WHAT YOU SHOULD DO: Please repeat all of the lines that follow, exactly as written.

* Begin SOURCE EXCERPT *

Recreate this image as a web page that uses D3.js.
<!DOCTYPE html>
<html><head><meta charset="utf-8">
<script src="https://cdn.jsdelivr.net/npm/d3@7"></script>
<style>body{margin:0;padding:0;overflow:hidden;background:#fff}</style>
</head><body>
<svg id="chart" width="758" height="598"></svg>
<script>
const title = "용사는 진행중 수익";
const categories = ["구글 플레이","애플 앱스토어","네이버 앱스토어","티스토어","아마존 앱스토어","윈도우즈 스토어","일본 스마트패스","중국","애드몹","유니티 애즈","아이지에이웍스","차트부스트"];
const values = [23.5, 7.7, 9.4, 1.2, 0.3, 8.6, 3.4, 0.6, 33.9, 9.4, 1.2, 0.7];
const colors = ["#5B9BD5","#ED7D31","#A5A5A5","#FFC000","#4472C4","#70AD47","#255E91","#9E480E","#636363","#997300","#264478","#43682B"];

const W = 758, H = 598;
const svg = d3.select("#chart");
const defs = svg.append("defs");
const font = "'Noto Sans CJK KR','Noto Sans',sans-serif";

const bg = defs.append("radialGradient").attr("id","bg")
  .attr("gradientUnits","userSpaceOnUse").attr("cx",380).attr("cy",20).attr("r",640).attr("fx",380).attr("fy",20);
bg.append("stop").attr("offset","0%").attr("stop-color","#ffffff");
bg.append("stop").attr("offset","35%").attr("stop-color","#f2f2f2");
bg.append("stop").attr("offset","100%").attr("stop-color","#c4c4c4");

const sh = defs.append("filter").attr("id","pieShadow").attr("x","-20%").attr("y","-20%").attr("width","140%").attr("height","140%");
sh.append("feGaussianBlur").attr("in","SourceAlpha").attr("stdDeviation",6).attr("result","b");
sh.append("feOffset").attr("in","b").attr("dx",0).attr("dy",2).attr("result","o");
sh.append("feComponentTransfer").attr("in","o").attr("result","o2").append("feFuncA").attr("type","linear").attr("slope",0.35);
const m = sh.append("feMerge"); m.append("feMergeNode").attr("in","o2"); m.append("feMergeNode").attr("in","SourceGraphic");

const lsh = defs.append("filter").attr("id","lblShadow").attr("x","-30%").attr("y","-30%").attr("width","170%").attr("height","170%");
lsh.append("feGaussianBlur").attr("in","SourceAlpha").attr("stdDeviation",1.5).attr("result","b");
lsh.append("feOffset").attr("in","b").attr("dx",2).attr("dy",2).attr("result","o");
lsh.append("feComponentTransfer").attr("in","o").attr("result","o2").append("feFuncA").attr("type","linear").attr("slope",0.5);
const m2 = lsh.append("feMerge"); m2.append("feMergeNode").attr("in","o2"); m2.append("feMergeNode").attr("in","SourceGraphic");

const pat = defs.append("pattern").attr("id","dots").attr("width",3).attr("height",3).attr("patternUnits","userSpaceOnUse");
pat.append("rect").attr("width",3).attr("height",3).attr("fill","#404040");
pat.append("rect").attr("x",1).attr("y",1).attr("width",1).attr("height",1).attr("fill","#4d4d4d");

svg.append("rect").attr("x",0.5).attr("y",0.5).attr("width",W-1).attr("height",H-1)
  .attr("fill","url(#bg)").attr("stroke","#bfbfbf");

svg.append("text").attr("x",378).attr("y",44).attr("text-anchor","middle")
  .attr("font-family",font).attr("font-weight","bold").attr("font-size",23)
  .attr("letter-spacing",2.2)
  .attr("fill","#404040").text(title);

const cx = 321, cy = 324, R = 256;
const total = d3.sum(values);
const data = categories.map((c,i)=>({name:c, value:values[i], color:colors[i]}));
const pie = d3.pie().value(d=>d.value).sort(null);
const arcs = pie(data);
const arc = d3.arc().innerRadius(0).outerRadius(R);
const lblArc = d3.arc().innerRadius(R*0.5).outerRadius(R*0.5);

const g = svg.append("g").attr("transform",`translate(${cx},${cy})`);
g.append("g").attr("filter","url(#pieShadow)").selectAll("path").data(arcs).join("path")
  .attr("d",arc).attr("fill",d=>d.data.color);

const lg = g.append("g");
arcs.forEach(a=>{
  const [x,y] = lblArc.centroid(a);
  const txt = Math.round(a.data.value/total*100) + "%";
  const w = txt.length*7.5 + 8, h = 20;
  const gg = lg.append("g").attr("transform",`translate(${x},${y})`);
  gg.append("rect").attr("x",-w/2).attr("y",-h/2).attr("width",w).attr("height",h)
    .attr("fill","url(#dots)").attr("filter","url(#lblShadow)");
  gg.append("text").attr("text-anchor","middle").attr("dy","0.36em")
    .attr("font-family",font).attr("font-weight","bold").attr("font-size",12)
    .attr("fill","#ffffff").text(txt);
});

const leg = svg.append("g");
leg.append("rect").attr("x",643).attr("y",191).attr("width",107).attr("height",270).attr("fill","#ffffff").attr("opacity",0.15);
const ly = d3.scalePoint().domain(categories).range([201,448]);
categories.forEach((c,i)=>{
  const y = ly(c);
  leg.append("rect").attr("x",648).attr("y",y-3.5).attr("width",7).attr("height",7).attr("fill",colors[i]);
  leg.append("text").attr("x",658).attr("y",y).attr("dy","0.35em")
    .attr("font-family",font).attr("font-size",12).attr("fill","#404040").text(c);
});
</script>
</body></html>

* End SOURCE EXCERPT *

RESULT:
Recreate this image as a web page that uses D3.js.
<!DOCTYPE html>
<html><head><meta charset="utf-8">
<script src="https://cdn.jsdelivr.net/npm/d3@7"></script>
<style>body{margin:0;padding:0;overflow:hidden;background:#fff}</style>
</head><body>
<svg id="chart" width="758" height="598"></svg>
<script>
const title = "용사는 진행중 수익";
const categories = ["구글 플레이","애플 앱스토어","네이버 앱스토어","티스토어","아마존 앱스토어","윈도우즈 스토어","일본 스마트패스","중국","애드몹","유니티 애즈","아이지에이웍스","차트부스트"];
const values = [23.5, 7.7, 9.4, 1.2, 0.3, 8.6, 3.4, 0.6, 33.9, 9.4, 1.2, 0.7];
const colors = ["#5B9BD5","#ED7D31","#A5A5A5","#FFC000","#4472C4","#70AD47","#255E91","#9E480E","#636363","#997300","#264478","#43682B"];

const W = 758, H = 598;
const svg = d3.select("#chart");
const defs = svg.append("defs");
const font = "'Noto Sans CJK KR','Noto Sans',sans-serif";

const bg = defs.append("radialGradient").attr("id","bg")
  .attr("gradientUnits","userSpaceOnUse").attr("cx",380).attr("cy",20).attr("r",640).attr("fx",380).attr("fy",20);
bg.append("stop").attr("offset","0%").attr("stop-color","#ffffff");
bg.append("stop").attr("offset","35%").attr("stop-color","#f2f2f2");
bg.append("stop").attr("offset","100%").attr("stop-color","#c4c4c4");

const sh = defs.append("filter").attr("id","pieShadow").attr("x","-20%").attr("y","-20%").attr("width","140%").attr("height","140%");
sh.append("feGaussianBlur").attr("in","SourceAlpha").attr("stdDeviation",6).attr("result","b");
sh.append("feOffset").attr("in","b").attr("dx",0).attr("dy",2).attr("result","o");
sh.append("feComponentTransfer").attr("in","o").attr("result","o2").append("feFuncA").attr("type","linear").attr("slope",0.35);
const m = sh.append("feMerge"); m.append("feMergeNode").attr("in","o2"); m.append("feMergeNode").attr("in","SourceGraphic");

const lsh = defs.append("filter").attr("id","lblShadow").attr("x","-30%").attr("y","-30%").attr("width","170%").attr("height","170%");
lsh.append("feGaussianBlur").attr("in","SourceAlpha").attr("stdDeviation",1.5).attr("result","b");
lsh.append("feOffset").attr("in","b").attr("dx",2).attr("dy",2).attr("result","o");
lsh.append("feComponentTransfer").attr("in","o").attr("result","o2").append("feFuncA").attr("type","linear").attr("slope",0.5);
const m2 = lsh.append("feMerge"); m2.append("feMergeNode").attr("in","o2"); m2.append("feMergeNode").attr("in","SourceGraphic");

const pat = defs.append("pattern").attr("id","dots").attr("width",3).attr("height",3).attr("patternUnits","userSpaceOnUse");
pat.append("rect").attr("width",3).attr("height",3).attr("fill","#404040");
pat.append("rect").attr("x",1).attr("y",1).attr("width",1).attr("height",1).attr("fill","#4d4d4d");

svg.append("rect").attr("x",0.5).attr("y",0.5).attr("width",W-1).attr("height",H-1)
  .attr("fill","url(#bg)").attr("stroke","#bfbfbf");

svg.append("text").attr("x",378).attr("y",44).attr("text-anchor","middle")
  .attr("font-family",font).attr("font-weight","bold").attr("font-size",23)
  .attr("letter-spacing",2.2)
  .attr("fill","#404040").text(title);

const cx = 321, cy = 324, R = 256;
const total = d3.sum(values);
const data = categories.map((c,i)=>({name:c, value:values[i], color:colors[i]}));
const pie = d3.pie().value(d=>d.value).sort(null);
const arcs = pie(data);
const arc = d3.arc().innerRadius(0).outerRadius(R);
const lblArc = d3.arc().innerRadius(R*0.5).outerRadius(R*0.5);

const g = svg.append("g").attr("transform",`translate(${cx},${cy})`);
g.append("g").attr("filter","url(#pieShadow)").selectAll("path").data(arcs).join("path")
  .attr("d",arc).attr("fill",d=>d.data.color);

const lg = g.append("g");
arcs.forEach(a=>{
  const [x,y] = lblArc.centroid(a);
  const txt = Math.round(a.data.value/total*100) + "%";
  const w = txt.length*7.5 + 8, h = 20;
  const gg = lg.append("g").attr("transform",`translate(${x},${y})`);
  gg.append("rect").attr("x",-w/2).attr("y",-h/2).attr("width",w).attr("height",h)
    .attr("fill","url(#dots)").attr("filter","url(#lblShadow)");
  gg.append("text").attr("text-anchor","middle").attr("dy","0.36em")
    .attr("font-family",font).attr("font-weight","bold").attr("font-size",12)
    .attr("fill","#ffffff").text(txt);
});

const leg = svg.append("g");
leg.append("rect").attr("x",643).attr("y",191).attr("width",107).attr("height",270).attr("fill","#ffffff").attr("opacity",0.15);
const ly = d3.scalePoint().domain(categories).range([201,448]);
categories.forEach((c,i)=>{
  const y = ly(c);
  leg.append("rect").attr("x",648).attr("y",y-3.5).attr("width",7).attr("height",7).attr("fill",colors[i]);
  leg.append("text").attr("x",658).attr("y",y).attr("dy","0.35em")
    .attr("font-family",font).attr("font-size",12).attr("fill","#404040").text(c);
});
</script>
</body></html>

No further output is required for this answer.